Tests ran on build: With Playwright, we host our application under test in a locally running webserver and test against it. This eliminates the need to deploy to an environment, as we can now run the tests on build time. This fits our ambition to test first, faster. If there is a problem in the feature we are developing, we should know about it as early as possible.

Easy to mock external calls: Playwright offers an integrated way to mock external calls – see figure 2 below. This makes the tests more robust and less dependent on external systems. So, even if an external system is not working, the tests will not fail. True, this makes the Playwright tests less of an end-to-end test and more of a ‘Frontend component test’, but for the purpose of testing the functionality within the application/service, it suffices.

Fig 2: Mocking calls to external dependencies

Autowaits: The Playwright tests are more stable because Playwright waits for an element to become truly ready before it performs an action on that element. This avoids code having to be written to check for the visibility of the element or to retry the action in case the element is not yet ready.

Developers embrace the tests: With the Selenium tests, developers did not run the tests locally while developing. This was because it required setup to be done to point to an environment, and running the tests took a long time. With the Playwright tests, developers can run the tests (albeit with a different command) like the unit tests. We now see developers running the Playwright tests, fixing them, and extending them.

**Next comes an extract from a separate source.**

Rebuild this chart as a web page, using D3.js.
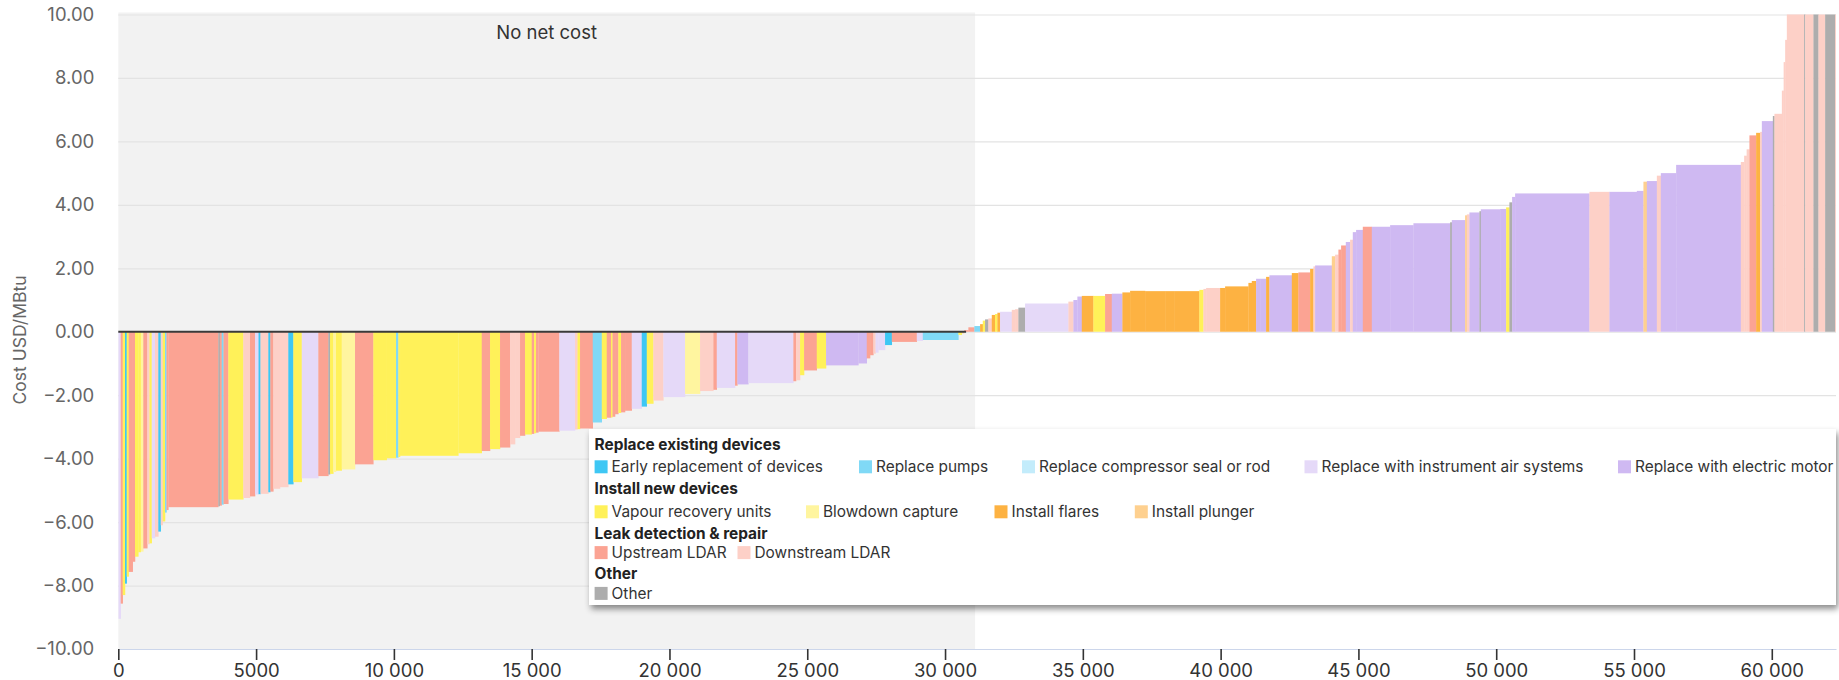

How we phased out the Selenium tests

Part of our QA goals was the desire to proceed fast and well. This meant we wanted to ensure that quality checks did not necessarily have to come at the expense of a greater lead time. With this in mind, we concluded that the Selenium end-to-end tests did not help with moving faster. We saw over the course of the year that 30–40% of the Selenium tests failed due to flakiness, so we decided to phase out these tests.

We did this with the steps below:

1. We ran a month-long experiment disabling the Selenium tests on the acceptance environment, leaving only the static Anglesharp tests running. We left the Selenium tests running on team environments. We monitored how many test failures we had on team environments and how many bugs slipped into production.

The results of our experiment were as follows:
- The Selenium tests did catch some bugs (4 separate failures) in the team environments while the experiment was running.
- In half of the cases, the AngleSharp tests also caught the failure.
- There were no failures in production due to the Selenium tests being disabled on acceptance.

2. With the positive results of the experiment, we decided to investigate if we could move some of our Selenium tests to lower levels. We analyzed our most important tests and added Javascript unit tests that would mitigate the risk. We also extended our .NET unit tests in some cases. In cases where an end-to-end test seemed valuable, we added AngleSharp Javascript tests instead of the Selenium test.

3. We got rid of our Selenium suite on the website repository, leaving only the Anglesharp tests. While we moved functionality to separate systems from the website repository, we added Playwright tests in the new repository.

The situation now

We, as QA engineers, find ourselves being called to resolve a failing test on the website less often than before. In the rare event this happens, it is often due to missing test data on the environment, or sometimes because something is really broken. Of course, the remaining Anglesharp tests are susceptible to dependent services being down as well, but this is now the exception more than the rule.

With the Playwright tests, we find ourselves pairing with the developers to extend the tests, and speaking the same language as these developers, leading to a whole team approach to testing. With the move to be less dependent on end-to-end UI tests, we see people doing more exploratory testing, without the mentality of “If something’s broken, the Selenium tests will catch it”.

Overall, the move from Selenium to Playwright has been a good one!